Cities are building green infrastructures

It appears that many European cities have seen the light in regards to what they need to do to save our planet and are now building green infrastructures to hold themselves up in the future. Yep, many cities around this famous old continent are changing the habit of a lifetime and going against a grain that has been in place for thousands upon thousands of years by swapping out their old, harmful infrastructures and ushering in new, safer ones to replace them. Bratislava, Slovakia is one such example: it has had a complete overhaul of its transport system and only runs low-emission buses, tree planting has become a serious occupation, roofs around the city have been made green and rainwater retention facilities have popped up everywhere. Yep, the Slovakian capital really has built a green infrastructure, despite a tight budget, and many other European cities are following suit.

Many big cities are clambering for green funding

Speaking of tight budgets, there seemingly is one across the whole of Europe when it comes to going green because many cities within the continent are having to clamber for funding in regards to it. But, thankfully, having to do all of this isn’t stopping these cities from doing so and going as green as they can.

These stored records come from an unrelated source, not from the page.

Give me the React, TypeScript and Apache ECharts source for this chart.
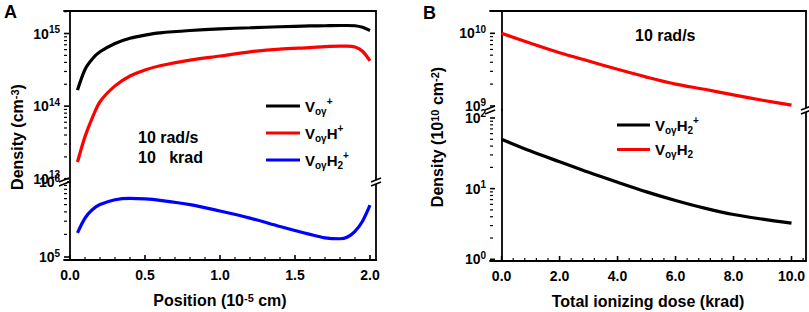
import React, { useEffect, useRef } from "react";
import * as echarts from "echarts";

// ---------- Data: panel A (density vs position) ----------
const positionX = [0.05, 0.1, 0.15, 0.2, 0.3, 0.4, 0.5, 0.6, 0.8, 1.0, 1.2, 1.4, 1.6, 1.7, 1.8, 1.85, 1.9, 1.95, 2.0];
const voyPlus = [1.66e14, 3.2e14, 4.5e14, 5.6e14, 7.3e14, 8.6e14, 9.5e14, 1.02e15, 1.1e15, 1.16e15, 1.2e15, 1.24e15, 1.27e15, 1.28e15, 1.29e15, 1.29e15, 1.28e15, 1.22e15, 1.1e15];
const voyHPlus = [1.7e13, 3.8e13, 7e13, 1.15e14, 1.9e14, 2.6e14, 3.15e14, 3.6e14, 4.3e14, 4.9e14, 5.6e14, 6.1e14, 6.4e14, 6.6e14, 6.7e14, 6.7e14, 6.5e14, 5.7e14, 4.2e14];
const voyH2Plus = [2.1e5, 3.3e5, 4.3e5, 5.0e5, 5.8e5, 6.05e5, 5.95e5, 5.7e5, 5.0e5, 4.1e5, 3.3e5, 2.55e5, 2.0e5, 1.8e5, 1.75e5, 1.85e5, 2.2e5, 3.0e5, 4.9e5];

// ---------- Data: panel B (density vs total ionizing dose) ----------
const doseX = [0, 1, 2, 3, 4, 5, 6, 7, 8, 9, 10];
const bVoyH2Plus = [50, 34, 24, 17, 12.3, 9.0, 6.8, 5.3, 4.3, 3.7, 3.25];
const bVoyH2 = [1.0e10, 7.3e9, 5.4e9, 4.15e9, 3.2e9, 2.5e9, 2.0e9, 1.7e9, 1.42e9, 1.2e9, 1.03e9];

// ---------- Tick labels ----------
const positionTicks = [0, 0.5, 1.0, 1.5, 2.0];
const doseTicks = [0, 2, 4, 6, 8, 10];
const aUpperTicks = [1e13, 1e14, 1e15];
const aLowerTicks = [1e5, 1e6];
const bUpperTicks = [1e9, 1e10];
const bLowerTicks = [1, 10, 100];

const FONT = '"Liberation Sans", Arial, Helvetica, sans-serif';
const BLACK = "#000000";
const RED = "#ff0000";
const BLUE = "#0000ff";

const lineStyle = { color: BLACK, width: 1.8 };

function logMinor(min: number, max: number) {
  const out: number[] = [];
  const e0 = Math.floor(Math.log10(min));
  const e1 = Math.ceil(Math.log10(max));
  for (let e = e0; e <= e1; e++) {
    for (let m = 2; m <= 9; m++) {
      const v = m * Math.pow(10, e);
      if (v > min && v < max) out.push(v);
    }
  }
  return out;
}
function linMinor(min: number, max: number, step: number, majors: number[]) {
  const out: number[] = [];
  const n0 = Math.ceil(min / step);
  const n1 = Math.floor(max / step);
  for (let n = n0; n <= n1; n++) {
    const v = +(n * step).toFixed(6);
    if (!majors.some((m) => Math.abs(m - v) < 1e-6)) out.push(v);
  }
  return out;
}

const tickRich = {
  b: { fontSize: 14, fontWeight: "bold", fontFamily: FONT, color: BLACK, lineHeight: 18 },
  s: { fontSize: 10, fontWeight: "bold", fontFamily: FONT, color: BLACK, lineHeight: 8, verticalAlign: "top" },
};
function logLabel(v: number) {
  const e = Math.round(Math.log10(v));
  return `{b|10}{s|${e}}`;
}

const nameRich = {
  s: { fontSize: 11, fontWeight: "bold", fontFamily: FONT, color: BLACK, lineHeight: 9, verticalAlign: "top" },
};

function yMain(gridIndex: number, min: number, max: number, ticks: number[]) {
  return {
    type: "log", logBase: 10, gridIndex, min, max, position: "left",
    axisLine: { show: true, lineStyle },
    axisTick: { show: false },
    axisLabel: { show: true, customValues: ticks, formatter: logLabel, margin: 4, rich: tickRich },
    splitLine: { show: false },
  };
}
function yRight(gridIndex: number, min: number, max: number) {
  return {
    type: "log", logBase: 10, gridIndex, min, max, position: "right",
    axisLine: { show: true, lineStyle },
    axisTick: { show: false }, axisLabel: { show: false }, splitLine: { show: false },
  };
}
function xTop(gridIndex: number, min: number, max: number) {
  return {
    type: "value", gridIndex, min, max, position: "top",
    axisLine: { show: true, lineStyle },
    axisTick: { show: false }, axisLabel: { show: false }, splitLine: { show: false },
  };
}
function xMain(gridIndex: number, min: number, max: number, ticks: number[], name: string) {
  return {
    type: "value", gridIndex, min, max, position: "bottom",
    name, nameLocation: "middle", nameGap: 32,
    nameTextStyle: { fontSize: 16, fontWeight: "bold", fontFamily: FONT, color: BLACK, rich: nameRich },
    axisLine: { show: true, lineStyle },
    axisTick: { show: false },
    axisLabel: {
      show: true, customValues: ticks, formatter: (v: number) => v.toFixed(1), margin: 8,
      fontSize: 14, fontWeight: "bold", fontFamily: FONT, color: BLACK,
    },
    splitLine: { show: false },
  };
}

// Tick marks drawn through the axes' own scales (custom series)
function yTicks(xAxisIndex: number, yAxisIndex: number, xAt: number, majors: number[], minors: number[]) {
  const data = [...majors.map((v) => [xAt, v, 5]), ...minors.map((v) => [xAt, v, 3])];
  return {
    type: "custom", xAxisIndex, yAxisIndex, data, clip: false, silent: true, z: 5,
    renderItem: (_p: any, api: any) => {
      const pt = api.coord([api.value(0), api.value(1)]);
      const len = api.value(2);
      return {
        type: "line",
        shape: { x1: pt[0], y1: pt[1], x2: pt[0] + len, y2: pt[1] },
        style: { stroke: BLACK, lineWidth: len > 4 ? 1.6 : 1.2 },
      };
    },
  };
}
function xTicks(xAxisIndex: number, yAxisIndex: number, yAt: number, majors: number[], minors: number[]) {
  const data = [...majors.map((v) => [v, yAt, 5]), ...minors.map((v) => [v, yAt, 3])];
  return {
    type: "custom", xAxisIndex, yAxisIndex, data, clip: false, silent: true, z: 5,
    renderItem: (_p: any, api: any) => {
      const pt = api.coord([api.value(0), api.value(1)]);
      const len = api.value(2);
      return {
        type: "line",
        shape: { x1: pt[0], y1: pt[1], x2: pt[0], y2: pt[1] - len },
        style: { stroke: BLACK, lineWidth: len > 4 ? 1.6 : 1.2 },
      };
    },
  };
}

const legendRich = {
  m: { fontSize: 15, fontWeight: "bold", fontFamily: FONT, color: BLACK, lineHeight: 20 },
  sb: { fontSize: 10, fontWeight: "bold", fontFamily: FONT, color: BLACK, lineHeight: 10, verticalAlign: "bottom" },
  sp: { fontSize: 10, fontWeight: "bold", fontFamily: FONT, color: BLACK, lineHeight: 9, verticalAlign: "top" },
};
const legendText: Record<string, string> = {
  "Voγ+": "{m|V}{sb|oγ}{sp|+}",
  "VoγH+": "{m|V}{sb|oγ}{m|H}{sp|+}",
  "VoγH2+": "{m|V}{sb|oγ}{m|H}{sb|2}{sp|+}",
  "VoγH2+ ": "{m|V}{sb|oγ}{m|H}{sb|2}{sp|+}",
  "VoγH2": "{m|V}{sb|oγ}{m|H}{sb|2}",
};

function breakMark(x: number, y: number) {
  return [
    { type: "rect", z: 100, shape: { x: x - 3, y: y - 2, width: 6, height: 4 }, style: { fill: "#fff" } },
    { type: "line", z: 101, shape: { x1: x - 5, y1: y, x2: x + 5, y2: y - 4 }, style: { stroke: BLACK, lineWidth: 1.6 } },
    { type: "line", z: 101, shape: { x1: x - 5, y1: y + 4, x2: x + 5, y2: y }, style: { stroke: BLACK, lineWidth: 1.6 } },
  ];
}

function textEl(x: number, y: number, text: string, size: number) {
  return {
    type: "text", x, y, z: 50,
    style: {
      text, fontSize: size, fontWeight: "bold", fontFamily: FONT, fill: BLACK,
      align: "left", verticalAlign: "middle",
    },
  };
}

function buildOption() {
  const aXMin = -0.04, aXMax = 2.04;
  const bXMin = -0.4, bXMax = 10.5;
  const a1Min = Math.pow(10, 12.955), a1Max = Math.pow(10, 15.31);
  const a2Min = Math.pow(10, 4.96), a2Max = Math.pow(10, 6);
  const b1Min = Math.pow(10, 8.945), b1Max = Math.pow(10, 10.307);
  const b2Min = Math.pow(10, -0.024), b2Max = Math.pow(10, 2.113);

  const pair = (xs: number[], ys: number[]) => xs.map((x, i) => [x, ys[i]]);
  const lineSeries = (name: string, xi: number, yi: number, xs: number[], ys: number[], color: string) => ({
    name, type: "line", xAxisIndex: xi, yAxisIndex: yi, data: pair(xs, ys), symbol: "none",
    smooth: 0.3, z: 10, lineStyle: { color, width: 3.2 }, itemStyle: { color },
  });
  const legendBase = {
    orient: "vertical", icon: "rect", itemHeight: 3, itemGap: 7, padding: 0, selectedMode: false,
    formatter: (n: string) => legendText[n], textStyle: { rich: legendRich },
  };

  return {
    animation: false,
    backgroundColor: "#ffffff",
    textStyle: { fontFamily: FONT },
    grid: [
      { left: 64, top: 11, width: 312, height: 171 },
      { left: 64, top: 182, width: 312, height: 78 },
      { left: 490, top: 11, width: 316, height: 99 },
      { left: 490, top: 110, width: 316, height: 151 },
    ],
    xAxis: [
      xTop(0, aXMin, aXMax),
      xMain(1, aXMin, aXMax, positionTicks, "Position (10{s|-5} cm)"),
      xTop(2, bXMin, bXMax),
      xMain(3, bXMin, bXMax, doseTicks, "Total ionizing dose (krad)"),
    ],
    yAxis: [
      yMain(0, a1Min, a1Max, aUpperTicks), yRight(0, a1Min, a1Max),
      yMain(1, a2Min, a2Max, aLowerTicks), yRight(1, a2Min, a2Max),
      yMain(2, b1Min, b1Max, bUpperTicks), yRight(2, b1Min, b1Max),
      yMain(3, b2Min, b2Max, bLowerTicks), yRight(3, b2Min, b2Max),
    ],
    legend: [
      { ...legendBase, data: ["Voγ+", "VoγH+", "VoγH2+"], left: 266, top: 96, itemWidth: 34 },
      { ...legendBase, data: ["VoγH2+ ", "VoγH2"], left: 617, top: 115, itemWidth: 33 },
    ],
    series: [
      lineSeries("Voγ+", 0, 0, positionX, voyPlus, BLACK),
      lineSeries("VoγH+", 0, 0, positionX, voyHPlus, RED),
      lineSeries("VoγH2+", 1, 2, positionX, voyH2Plus, BLUE),
      lineSeries("VoγH2", 2, 4, doseX, bVoyH2, RED),
      lineSeries("VoγH2+ ", 3, 6, doseX, bVoyH2Plus, BLACK),
      // axis ticks
      yTicks(0, 0, aXMin, aUpperTicks, logMinor(a1Min, a1Max)),
      yTicks(1, 2, aXMin, aLowerTicks, logMinor(a2Min, a2Max)),
      yTicks(2, 4, bXMin, bUpperTicks, logMinor(b1Min, b1Max)),
      yTicks(3, 6, bXMin, bLowerTicks, logMinor(b2Min, b2Max)),
      xTicks(1, 2, a2Min, positionTicks, linMinor(aXMin, aXMax, 0.1, positionTicks)),
      xTicks(3, 6, b2Min, doseTicks, linMinor(0, bXMax, 0.4, doseTicks)),
    ],
    graphic: [
      ...breakMark(64, 182),
      ...breakMark(376, 182),
      ...breakMark(490, 110),
      ...breakMark(806, 110),
      textEl(4, 12, "A", 18),
      textEl(423, 13, "B", 18),
      textEl(138, 137, "10 rad/s", 16),
      textEl(138, 157, "10   krad", 16),
      textEl(635, 35, "10 rad/s", 16),
      {
        type: "text", x: 17, y: 137, rotation: Math.PI / 2, z: 50,
        style: {
          text: "Density (cm{s|-3})", fontSize: 16, fontWeight: "bold", fontFamily: FONT, fill: BLACK,
          align: "center", verticalAlign: "middle", rich: nameRich,
        },
      },
      {
        type: "text", x: 437, y: 137, rotation: Math.PI / 2, z: 50,
        style: {
          text: "Density (10{s|10} cm{s|-2})", fontSize: 16, fontWeight: "bold", fontFamily: FONT, fill: BLACK,
          align: "center", verticalAlign: "middle", rich: nameRich,
        },
      },
    ],
  };
}

export default function App() {
  const ref = useRef<HTMLDivElement>(null);
  useEffect(() => {
    if (!ref.current) return;
    const chart = echarts.init(ref.current, null, { renderer: "svg" });
    chart.setOption(buildOption() as any);
    return () => chart.dispose();
  }, []);
  return (
    <div
      ref={ref}
      style={{ position: "absolute", left: 0, top: 0, width: 809, height: 312, background: "#fff" }}
    />
  );
}
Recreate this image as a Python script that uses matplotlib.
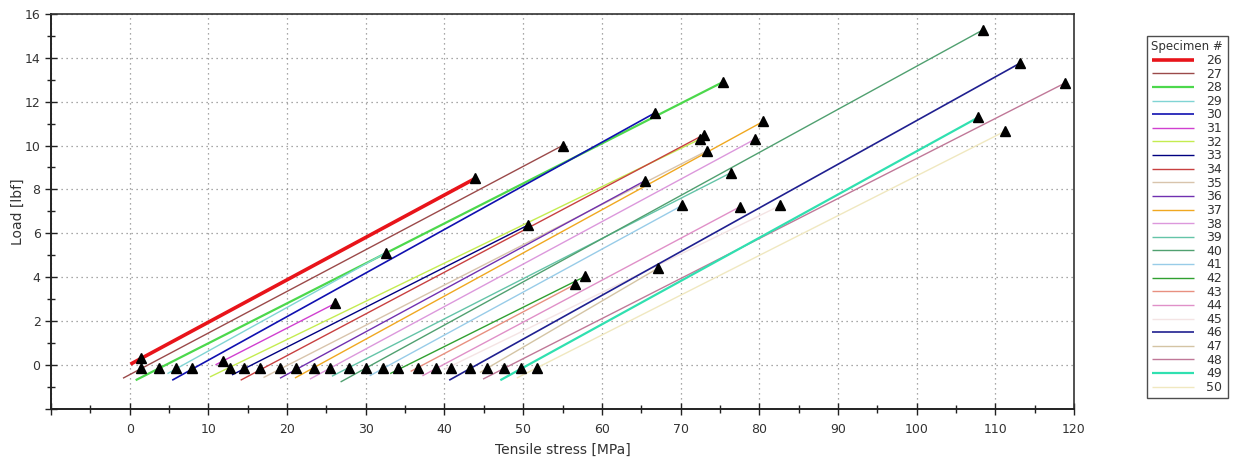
import numpy as np
import matplotlib
matplotlib.use('Agg')
import matplotlib.pyplot as plt
from matplotlib.ticker import MultipleLocator, FuncFormatter

# specimen numbers
specimens = list(range(26, 51))

# straight load/stress segments: start and break point
x_start = [0.1, -0.85, 0.76, 4.8, 5.4, 10.9, 10.2, 13.0, 14.1, 17.0, 19.1, 21.0, 22.9,
           25.7, 26.8, 30.5, 33.1, 35.7, 37.2, 40.0, 40.6, 44.5, 44.9, 47.1, 49.2]
y_start = [0.03, -0.61, -0.70, -0.40, -0.70, 0.0, -0.55, -0.46, -0.70, -0.58, -0.61, -0.60, -0.65,
           -0.52, -0.78, -0.50, -0.40, -0.30, -0.50, -0.20, -0.70, -0.35, -0.65, -0.70, -0.60]
x_end = [43.9, 55.0, 75.4, 32.6, 66.8, 26.1, 72.5, 50.6, 73.0, 73.3, 65.5, 80.5, 79.5,
         76.4, 108.4, 70.2, 57.9, 56.6, 77.5, 82.7, 113.2, 67.1, 118.9, 107.8, 111.2]
y_end = [8.5, 10.0, 12.9, 5.12, 11.5, 2.8, 10.3, 6.37, 10.5, 9.75, 8.4, 11.1, 10.3,
         8.76, 15.27, 7.27, 4.04, 3.67, 7.2, 7.27, 13.77, 4.4, 12.86, 11.28, 10.65]

# lower markers (start of evaluation)
mark_x = [1.5, 1.5, 3.7, 5.9, 7.9, 11.9, 12.8, 14.5, 16.5, 19.1, 21.1, 23.4, 25.4,
          27.9, 30.0, 32.2, 34.1, 36.6, 38.9, 40.8, 43.2, 45.4, 47.6, 49.7, 51.8]
mark_y = [0.30, -0.15, -0.15, -0.15, -0.15, 0.18, -0.15, -0.15, -0.15, -0.15, -0.15, -0.15, -0.15,
          -0.15, -0.15, -0.15, -0.15, -0.15, -0.15, -0.15, -0.15, -0.15, -0.15, -0.15, -0.15]

colors = ['#e8141a', '#9b4a4a', '#4cd84c', '#80d4d4', '#1010b0', '#d040d0', '#c4ec50',
          '#000080', '#c84040', '#d8c4ac', '#7030b0', '#f0a820', '#dc98dc', '#64c4a8',
          '#50a070', '#98cce8', '#30a030', '#e89080', '#e090c8', '#f4e4e4', '#202090',
          '#d4c4a4', '#c07898', '#30e0b0', '#f0e8c0']
widths = [2.6, 1, 1.6, 1, 1.2, 1, 1, 1, 1, 1, 1, 1, 1,
          1, 1, 1, 1, 1, 1, 1, 1.2, 1, 1, 1.6, 1]

fig = plt.figure(figsize=(12.35, 4.59), dpi=100)
ax = fig.add_axes([51/1235, 1 - 408.7/459, (1074 - 51)/1235, (408.7 - 14)/459])

for i, s in enumerate(specimens):
    ax.plot([x_start[i], x_end[i]], [y_start[i], y_end[i]], color=colors[i],
            lw=widths[i], label=str(s), solid_capstyle='butt')

ax.plot(mark_x, mark_y, ls='none', marker='^', ms=7, color='black', zorder=5)
ax.plot(x_end, y_end, ls='none', marker='^', ms=7, color='black', zorder=5)

ax.set_xlim(-10, 120)
ax.set_ylim(-2, 16)
ax.xaxis.set_major_locator(MultipleLocator(10))
ax.xaxis.set_minor_locator(MultipleLocator(5))
ax.yaxis.set_major_locator(MultipleLocator(2))
ax.yaxis.set_minor_locator(MultipleLocator(1))
fmt = FuncFormatter(lambda v, p: '' if v < 0 else '%d' % v)
ax.xaxis.set_major_formatter(fmt)
ax.yaxis.set_major_formatter(fmt)
ax.tick_params(which='major', direction='inout', length=8, width=1, labelsize=9,
               labelcolor='#333333', color='#222222')
ax.tick_params(which='minor', direction='inout', length=6, width=1, color='#222222')
ax.tick_params(axis='x', pad=6)

ax.grid(which='major', ls=(0, (1, 3)), color='#8c8c8c', lw=0.9)
for sp in ['left', 'bottom']:
    ax.spines[sp].set_linewidth(1.4)
    ax.spines[sp].set_color('#222222')
for sp in ['top', 'right']:
    ax.spines[sp].set_linewidth(1.2)
    ax.spines[sp].set_color('#333333')

ax.set_xlabel('Tensile stress [MPa]', fontsize=10, color='#333333', labelpad=5)
ax.set_ylabel('Load [lbf]', fontsize=10, color='#333333', labelpad=0)

leg = fig.legend(loc='upper left', bbox_to_anchor=(1147/1235, 1 - 36/459),
                 borderaxespad=0, title='Specimen #', fontsize=9, title_fontsize=8.5,
                 handlelength=3.3, handletextpad=1.0, labelspacing=0.05,
                 borderpad=0.35, fancybox=False, frameon=True)
leg.get_frame().set_edgecolor('#222222')
leg.get_frame().set_linewidth(1)
leg.get_title().set_color('#333333')
for t in leg.get_texts():
    t.set_color('#333333')

fig.savefig('out.png', dpi=100)
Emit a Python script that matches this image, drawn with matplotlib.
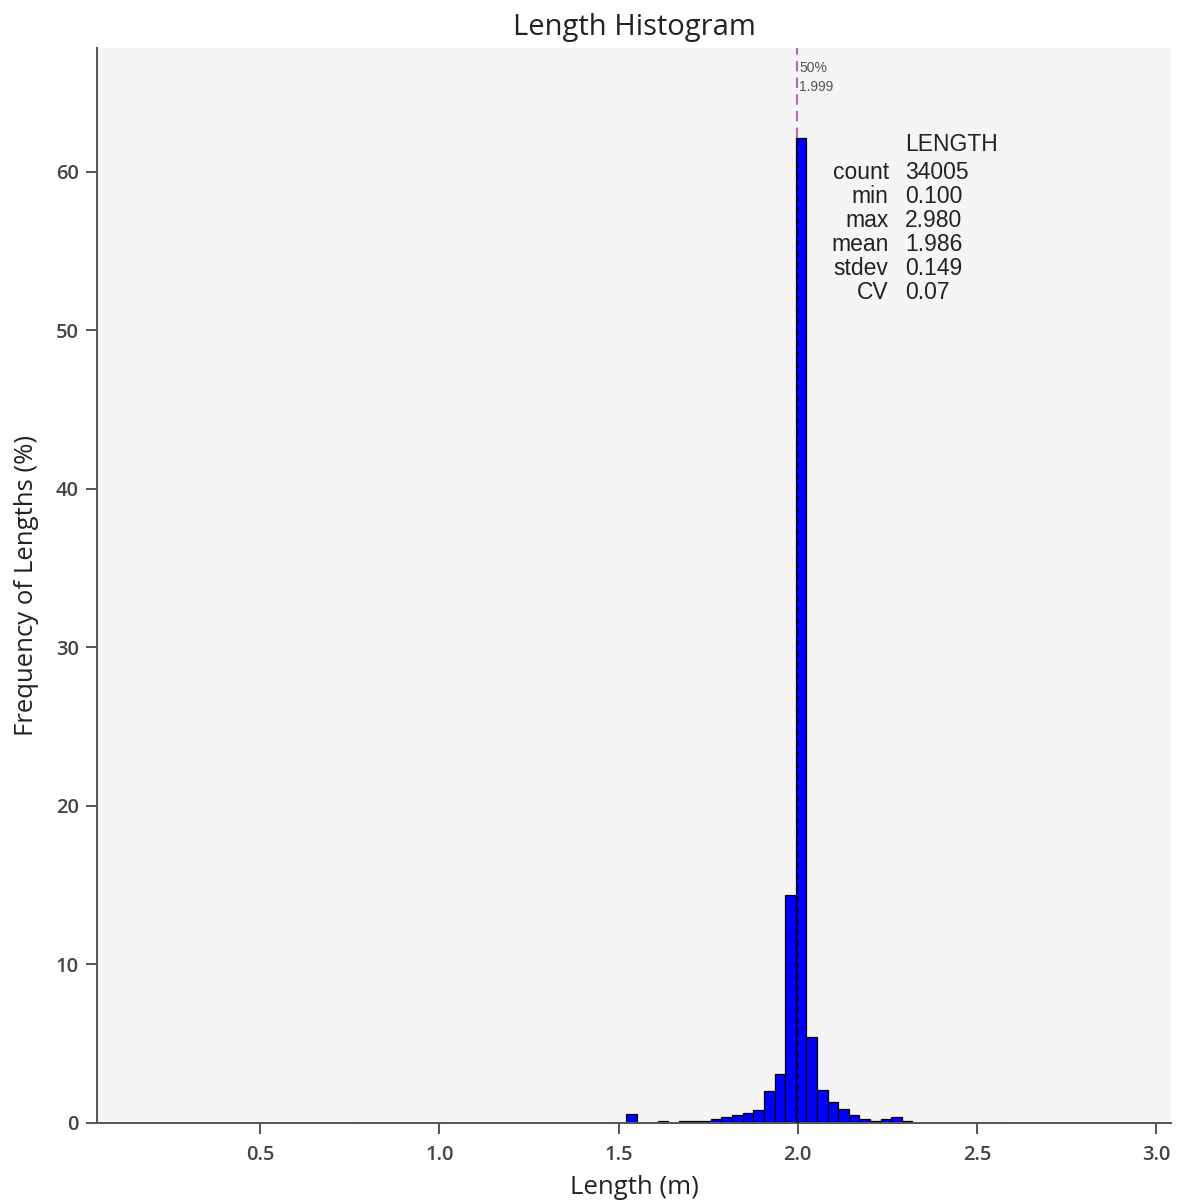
import matplotlib
matplotlib.use("Agg")
import matplotlib.pyplot as plt
import numpy as np

# ---- data ----
bin_start = 0.1
bin_width = 0.0296
bin_index = [13, 22, 30, 46, 47, 48, 49, 50, 51, 52, 53, 54, 55, 56, 57, 58, 59, 60,
             61, 62, 63, 64, 65, 66, 67, 68, 69, 70, 71, 72, 73, 74,
             75, 76, 77, 78, 79, 80, 81, 82, 83]
freq_pct = [0.003, 0.003, 0.003, 0.003, 0.003, 0.59, 0.003, 0.003, 0.15, 0.003, 0.1, 0.1, 0.13,
            0.23, 0.36, 0.49, 0.65, 0.82, 2.0, 3.1, 14.4, 62.1, 5.4, 2.1, 1.35, 0.87,
            0.5, 0.23, 0.1, 0.23, 0.36, 0.13,
            0.003, 0.003, 0.003, 0.003, 0.003, 0.003, 0.003, 0.003, 0.003]
median_val = 1.999
stat_names = ["count", "min", "max", "mean", "stdev", "CV"]
stat_values = ["34005", "0.100", "2.980", "1.986", "0.149", "0.07"]
x_ticks = [0.5, 1.0, 1.5, 2.0, 2.5, 3.0]
y_ticks = [0, 10, 20, 30, 40, 50, 60]

fig = plt.figure(figsize=(11.8, 12.03), dpi=100)
ax = fig.add_axes([97/1180, 1 - 1123/1203, (1171-97)/1180, (1123-48)/1203])
ax.set_facecolor("#f5f5f5")

lefts = [bin_start + i * bin_width for i in bin_index]
edge_cols = ["black" if f > 0.05 else "#3333ff" for f in freq_pct]
ax.bar(lefts, freq_pct, width=bin_width, align="edge", color="#0000ff",
       edgecolor=edge_cols, linewidth=0.9, zorder=2)

ax.set_xlim(0.044, 3.042)
ax.set_ylim(0, 67.8)

peak = max(freq_pct)
ax.plot([median_val, median_val], [peak, 67.8], color="#b06ab3", lw=1.5,
        dashes=(5, 3), zorder=3)
ax.plot([median_val, median_val], [0, peak], color="#000040", lw=2.0,
        dashes=(1.8, 2.2), zorder=3)
ax.text(median_val + 0.005, 67.0, "50%\n1.999", fontsize=10, color="#555555",
        va="top", ha="left", family="Liberation Sans", linespacing=1.45)

# stats box
tx_lab = 2.254
tx_val = 2.299
ax.text(tx_val, 61.7, "LENGTH", fontsize=16.5, color="#222222",
        family="Liberation Sans", ha="left", va="center")
for i, (n, v) in enumerate(zip(stat_names, stat_values)):
    yy = 59.93 - i * 1.514
    ax.text(tx_lab, yy, n, fontsize=16.5, color="#222222",
            family="Liberation Sans", ha="right", va="center")
    ax.text(tx_val, yy, v, fontsize=16.5, color="#222222",
            family="Liberation Sans", ha="left", va="center")

for s in ["top", "right"]:
    ax.spines[s].set_visible(False)
for s in ["left", "bottom"]:
    ax.spines[s].set_color("#555555")
    ax.spines[s].set_linewidth(1.4)

ax.set_xticks(x_ticks)
ax.set_xticklabels([f"{t:.1f}" for t in x_ticks])
ax.set_yticks(y_ticks)
ax.tick_params(axis="both", direction="out", length=8, width=1.4, color="#555555",
               labelsize=14.5, labelcolor="#444444", pad=5)
ax.tick_params(axis="x", pad=8)
for lab in ax.get_xticklabels() + ax.get_yticklabels():
    lab.set_family("Open Sans")
    lab.set_fontweight("semibold")

ax.set_title("Length Histogram", fontsize=21, family="Open Sans", color="#222222", pad=9)
ax.set_xlabel("Length (m)", fontsize=18.5, family="Open Sans", color="#222222", labelpad=7)
ax.set_ylabel("Frequency of Lengths (%)", fontsize=18.5, family="Open Sans", color="#222222", labelpad=12)

fig.savefig("out.png", dpi=100)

Yep, cities across the European continent are using a combination of EEA grants, municipal funding, crowdfunding and green bonds in order to go green: Copenhagen has done so and used its funding to upgrade is floodwater management and lighting systems to make them more eco-friendly, Paris has done so and used its funding to plant in excess of 20,000 trees and Essen, Germany has done so and used its funding to be named European Green Capital for 2017.

So, as you can see, the historic old continent of Europe is more than willing to embrace the future and, more specifically, the future needs of our planet. Let’s just hope that the rest of the world and its leaders *cough* Trump *cough* follow suit before it’s all too late.